■ WORK REQUIRED:
Look through the material below for "LaTeX". Copy every line that contains it.

■ WORKING DATA:

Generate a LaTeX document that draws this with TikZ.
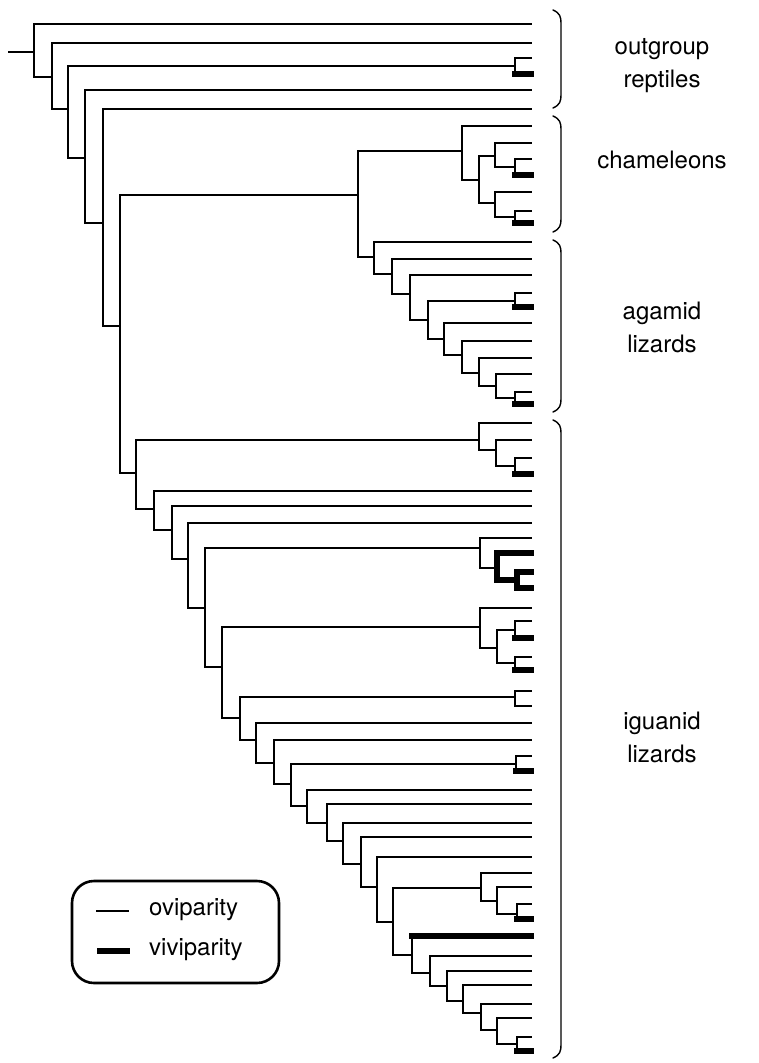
\documentclass[tikz,border=0pt]{standalone}
\usepackage{fontspec}
\setmainfont{TeX Gyre Heros}
\begin{document}
\begin{tikzpicture}[x=1pt,y=-1pt,
  br/.style={line width=1.4pt, line cap=rect, black},
  viv/.style={line width=6pt, line cap=rect, black},
  brc/.style={line width=1.4pt, black, line cap=round},
  lab/.style={font=\fontsize{24}{33}\selectfont, align=center, inner sep=0pt},
  legtext/.style={font=\fontsize{24}{28}\selectfont, anchor=west, inner sep=0pt}]
\path[use as bounding box] (0,0) rectangle (758,1063);
% ---- leaves ----
\foreach \n/\y in {a1/24,a2/43,a3/58,a4/74,a5/90,a6/109,
  c1/126,c2/143,c3/159,c4/175,c5/192,c6/211,c7/223,
  g1/242,g2/259,g3/275,g4/293,g5/307,g6/323,g7/341,g8/358,g9/374,g10/392,g11/404,
  i1/423,i2/440,i3/458,i4/474,i5/491,i6/506,i7/523,i8/538,i9/553,i10/572,i11/588,
  i12/608,i13/621,i14/638,i15/657,i16/670,i17/691,i18/706,i19/723,i20/740,
  i21/756,i22/771,i23/790,i24/804,i25/823,i26/837,i27/857,i28/873,i29/887,
  i30/904,i31/919,i32/936,i33/956,i34/971,i35/985,i36/1004,i37/1018,i38/1037,i39/1051}
  {\coordinate (\n) at (531,\y);}
% ---- internal nodes ----
\coordinate (R) at (9,52);
\coordinate (N1) at (34,52);   \coordinate (N2) at (52,77);
\coordinate (N3) at (68,109);  \coordinate (P1) at (515,66);
\coordinate (N4) at (85,158);  \coordinate (N5) at (103,223);
\coordinate (N6) at (120,326); \coordinate (CA) at (358,195);
\coordinate (CH) at (462,151); \coordinate (CH2) at (479,180);
\coordinate (CH3) at (495,156);\coordinate (P2) at (515,167);
\coordinate (CH4) at (495,203);\coordinate (P3) at (515,217);
\coordinate (AG) at (374,257); \coordinate (AG2) at (392,274);
\coordinate (AG3) at (410,294);\coordinate (AG4) at (428,320);
\coordinate (P4) at (515,301); \coordinate (AG5) at (444,339);
\coordinate (AG6) at (462,355);\coordinate (AG7) at (479,373);
\coordinate (AG8) at (496,386);\coordinate (P5) at (515,398);
\coordinate (N7) at (136,473); \coordinate (IG1) at (479,440);
\coordinate (IG2) at (496,450);\coordinate (P6) at (515,466);
\coordinate (N8) at (154,509); \coordinate (N9) at (172,530);
\coordinate (N10) at (188,559);\coordinate (N11) at (205,608);
\coordinate (IG3) at (480,548);\coordinate (T1) at (497,568);
\coordinate (P7) at (517,580); \coordinate (N12) at (222,667);
\coordinate (IG4) at (480,627);\coordinate (IG5) at (497,648);
\coordinate (P8) at (515,630); \coordinate (P9) at (515,663);
\coordinate (N13) at (240,718);\coordinate (P10) at (515,697);
\coordinate (N14) at (256,740);\coordinate (N15) at (274,763);
\coordinate (N16) at (291,784);\coordinate (P11) at (516,764);
\coordinate (N17) at (307,806);\coordinate (N18) at (327,823);
\coordinate (N19) at (343,841);\coordinate (N20) at (361,864);
\coordinate (N21) at (377,887);\coordinate (N22) at (393,922);
\coordinate (IG6) at (481,888);\coordinate (IG7) at (497,901);
\coordinate (P12) at (517,914);\coordinate (N23) at (412,955);
\coordinate (N24) at (430,973);\coordinate (N25) at (447,986);
\coordinate (N26) at (463,1001);\coordinate (N27) at (481,1013);
\coordinate (N28) at (497,1030);\coordinate (P13) at (517,1044);
% ---- thin branches ----
\draw[br] (R) -- (N1);
\foreach \p/\c in {N1/a1,N1/N2,N2/a2,N2/N3,N3/P1,N3/N4,P1/a3,N4/a5,N4/N5,N5/a6,N5/N6,
  N6/CA,N6/N7,CA/CH,CA/AG,CH/c1,CH/CH2,CH2/CH3,CH2/CH4,CH3/c2,CH3/P2,P2/c3,CH4/c5,CH4/P3,P3/c6,
  AG/g1,AG/AG2,AG2/g2,AG2/AG3,AG3/g3,AG3/AG4,AG4/P4,AG4/AG5,P4/g4,AG5/g6,AG5/AG6,AG6/g7,AG6/AG7,
  AG7/g8,AG7/AG8,AG8/g9,AG8/P5,P5/g10,
  N7/IG1,N7/N8,IG1/i1,IG1/IG2,IG2/i2,IG2/P6,P6/i3,N8/i5,N8/N9,N9/i6,N9/N10,N10/i7,N10/N11,
  N11/IG3,N11/N12,IG3/i8,IG3/T1,N12/IG4,N12/N13,IG4/i12,IG4/IG5,IG5/P8,IG5/P9,P8/i13,P9/i15,
  N13/P10,N13/N14,P10/i17,P10/i18,N14/i19,N14/N15,N15/i20,N15/N16,N16/P11,N16/N17,P11/i21,
  N17/i23,N17/N18,N18/i24,N18/N19,N19/i25,N19/N20,N20/i26,N20/N21,N21/i27,N21/N22,
  N22/IG6,N22/N23,IG6/i28,IG6/IG7,IG7/i29,IG7/P12,P12/i30,
  N24/i33,N23/N24,N24/N25,N25/i34,N25/N26,N26/i35,N26/N27,N27/i36,N27/N28,N28/i37,N28/P13,P13/i38}
  {\draw[br] (\p) |- (\c);}
% ---- viviparous leaves ----
\foreach \p/\c in {P1/a4,P2/c4,P3/c7,P4/g5,P5/g11,P6/i4,P8/i14,P9/i16,P11/i22,P12/i31,N23/i32,P13/i39}
  {\draw[br] (\p) -- (\p |- \c); \draw[viv] (\p |- \c) -- (\c);}
\draw[viv] (T1) |- (i9);
\draw[viv] (T1) |- (P7);
\draw[viv] (P7) |- (i10);
\draw[viv] (P7) |- (i11);
% ---- braces ----
\foreach \t/\b in {10/108,116/232,240/412,420/1058}{
  \draw[brc] (553,\t) .. controls (560,\t+3) and (561,\t+7) .. (561,\t+13)
    -- (561,\b-13) .. controls (561,\b-7) and (560,\b-3) .. (553,\b);}
% ---- group labels ----
\node[lab] (og) at (662,66) {outgroup\\reptiles};
\node[lab] (ch) at (662,160) {chameleons};
\node[lab] (ag) at (662,327) {agamid\\lizards};
\node[lab] (ig) at (662,737) {iguanid\\lizards};
% ---- legend ----
\node[draw, line width=2.6pt, rounded corners=22pt, minimum width=207pt, minimum height=102pt, inner sep=0pt] (legend) at (175.5,932) {};
\coordinate (o1) at (96,911); \coordinate (o2) at (129,911);
\coordinate (v1) at (97,951); \coordinate (v2) at (130,951);
\draw[line width=1.2pt] (o1) -- (o2);
\draw[line width=6.5pt] (v1) -- (v2);
\node[legtext] (ovi) at (149,910) {oviparity};
\node[legtext] (vivi) at (149,950) {viviparity};
\end{tikzpicture}
\end{document}
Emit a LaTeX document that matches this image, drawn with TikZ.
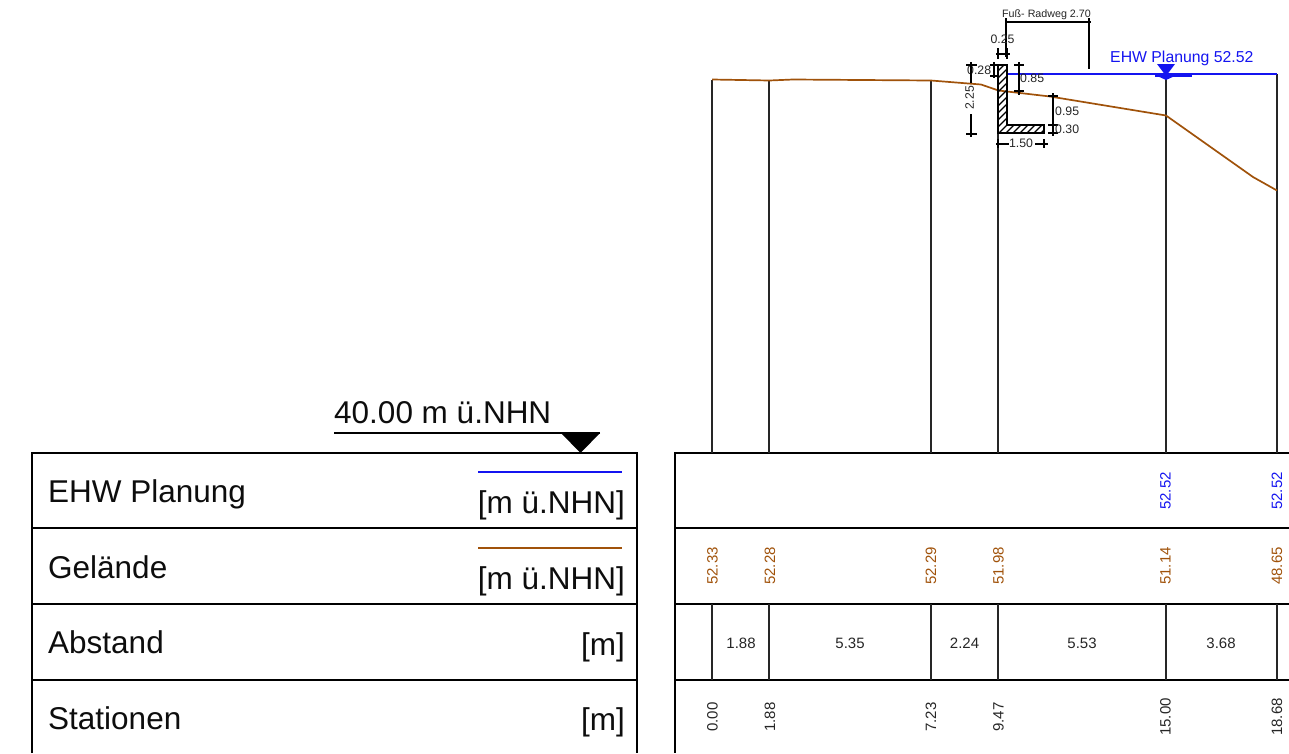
\documentclass[tikz,border=0pt]{standalone}
\usepackage{fontspec}
\setmainfont{Liberation Sans}
\definecolor{ehw}{RGB}{20,20,240}
\definecolor{gel}{RGB}{160,82,10}
\tikzset{
  x=1pt,y=-1pt,
  rowlabel/.style={anchor=base west,inner sep=0pt,font=\fontsize{31.5}{32}\selectfont,text=black!95},
  unitlabel/.style={anchor=base east,inner sep=0pt,font=\fontsize{31.5}{32}\selectfont,text=black!95},
  val/.style={rotate=90,inner sep=0pt,font=\fontsize{15}{16}\selectfont,text=black!85},
  dist/.style={inner sep=0pt,font=\fontsize{15}{16}\selectfont,text=black!85},
  dim/.style={inner sep=0pt,font=\fontsize{12.3}{13}\selectfont,text=black!85},
  frame/.style={draw=black,line width=1.6pt},
  post/.style={draw=black!85,line width=1.7pt},
  dimline/.style={draw=black,line width=1.4pt},
}
\begin{document}
\begin{tikzpicture}
\useasboundingbox (0,0) rectangle (1289,753);
% left table
\draw[frame] (32,753) -- (32,453) -- (637,453) -- (637,753);
\foreach \y in {528,604,680} \draw[frame] (32,\y) -- (637,\y);
\node[rowlabel] (l1) at (48,502) {EHW Planung};
\node[rowlabel] (l2) at (48,578) {Gelände};
\node[rowlabel] (l3) at (48,653) {Abstand};
\node[rowlabel] (l4) at (48,729) {Stationen};
\node[unitlabel] (u1) at (625,513) {[m ü.NHN]};
\node[unitlabel] (u2) at (625,589) {[m ü.NHN]};
\node[unitlabel] (u3) at (625,655) {[m]};
\node[unitlabel] (u4) at (625,730) {[m]};
\draw[ehw,line width=1.4pt] (478,472) -- (622,472);
\draw[gel,line width=1.4pt] (478,548) -- (622,548);
% reference level
\node[rowlabel] (ref) at (334,423) {40.00 m ü.NHN};
\draw[black,line width=1.6pt] (334,433) -- (600,433);
\fill[black] (561,433) -- (600,433) -- (580.5,453) -- cycle;
% right table
\draw[frame] (1289,453) -- (675,453) -- (675,753);
\foreach \y in {528,604,680} \draw[frame] (675,\y) -- (1289,\y);
% posts
\draw[post] (712,80) -- (712,453);
\draw[post] (769,81) -- (769,453);
\draw[post] (931,81) -- (931,453);
\draw[post] (998,65) -- (998,453);
\draw[post] (1166,74) -- (1166,453);
\draw[post] (1277,74) -- (1277,453);
\foreach \x in {712,931,769,998,1166,1277} {
  \draw[post] (\x,604) -- (\x,680);
}
% water level
\draw[ehw,line width=1.8pt] (1006,74) -- (1277,74);
\fill[ehw] (1157,64) -- (1175,64) -- (1166,76) -- cycle;
\draw[ehw,line width=2.2pt] (1155,75.5) -- (1192,75.5);
\fill[ehw] (1155,75) -- (1177,75) -- (1166,80) -- cycle;
\node[inner sep=0pt,anchor=base west,text=ehw,font=\fontsize{15.8}{16}\selectfont] (ehwl) at (1110,62) {EHW Planung 52.52};
% terrain
\draw[gel,line width=1.7pt] (712,79.5) -- (769.5,80.5) -- (793,79.5) -- (931,80.5) -- (981,84.5) -- (998.5,90.5)
  -- (1050,96.5) -- (1166,115.5) -- (1253,177) -- (1277,190.5);
% wall
\begin{scope}
\clip (998,65) -- (1007,65) -- (1007,125) -- (1044,125) -- (1044,133) -- (998,133) -- cycle;
\foreach \k in {0,7,...,210} \draw[black,line width=1.2pt] (880+\k,140) -- (960+\k,60);
\end{scope}
\draw[black,line width=1.7pt] (998,133) -- (998,65) -- (1007,65) -- (1007,125) -- (1044,125) -- (1044,133) -- cycle;
% dimensions
\draw[dimline] (1006,22) -- (1089,22);
\draw[dimline] (1006,18) -- (1006,57);
\draw[dimline] (1089,18) -- (1089,69);
\draw[dimline] (1085,22) -- (1091,22);
\node[dim,anchor=base,font=\fontsize{10.7}{11}\selectfont] (d1) at (1046.5,17) {Fuß- Radweg 2.70};
\node[dim] (d2) at (1002.5,39.5) {0.25};
\draw[dimline] (996,54) -- (1010,54);
\draw[dimline] (998,48) -- (998,59);
\draw[dimline] (1007,48) -- (1007,59);
\node[dim,anchor=west] (d3) at (967,70.5) {0.28};
\draw[dimline] (994,62) -- (994,78);
\draw[dimline] (990,65) -- (998,65);
\draw[dimline] (990,76) -- (998,76);
\node[dim,anchor=west] (d4) at (1020,78.5) {0.85};
\draw[dimline] (1019,62) -- (1019,95);
\draw[dimline] (1014,65) -- (1024,65);
\draw[dimline] (1014,91) -- (1024,91);
\node[dim,rotate=90] (d5) at (969.5,98) {2.25};
\draw[dimline] (971,62) -- (971,83);
\draw[dimline] (971,114) -- (971,137);
\draw[dimline] (966,65) -- (977,65);
\draw[dimline] (966,134) -- (977,134);
\node[dim,anchor=west] (d6) at (1055,111) {0.95};
\draw[dimline] (1053,93) -- (1053,136);
\draw[dimline] (1048,96) -- (1058,96);
\draw[dimline] (1048,125) -- (1058,125);
\draw[dimline] (1048,133) -- (1058,133);
\node[dim,anchor=west] (d7) at (1055,129) {0.30};
\node[dim] (d8) at (1021,143) {1.50};
\draw[dimline] (996,144) -- (1009,144);
\draw[dimline] (1035,144) -- (1048,144);
\draw[dimline] (998,139) -- (998,148);
\draw[dimline] (1044,139) -- (1044,148);
% row 1 values
\node[val,text=ehw] (a1) at (1165.5,491) {52.52};
\node[val,text=ehw] (a2) at (1277,491) {52.52};
% row 2 values
\node[val,text=gel] (b1) at (712.5,566) {52.33};
\node[val,text=gel] (b2) at (770,566) {52.28};
\node[val,text=gel] (b3) at (931,566) {52.29};
\node[val,text=gel] (b4) at (998.5,566) {51.98};
\node[val,text=gel] (b5) at (1165.5,566) {51.14};
\node[val,text=gel] (b6) at (1277,566) {48.65};
% row 3
\node[dist] (c1) at (741,643) {1.88};
\node[dist] (c2) at (850,643) {5.35};
\node[dist] (c3) at (964.5,643) {2.24};
\node[dist] (c4) at (1082,643) {5.53};
\node[dist] (c5) at (1221,643) {3.68};
% row 4
\node[val] (e1) at (712.5,717) {0.00};
\node[val] (e2) at (770,717) {1.88};
\node[val] (e3) at (931,717) {7.23};
\node[val] (e4) at (998.5,717) {9.47};
\node[val] (e5) at (1165.5,717) {15.00};
\node[val] (e6) at (1277,717) {18.68};
\end{tikzpicture}
\end{document}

■ SOLUTION:
Generate a LaTeX document that draws this with TikZ.
Emit a LaTeX document that matches this image, drawn with TikZ.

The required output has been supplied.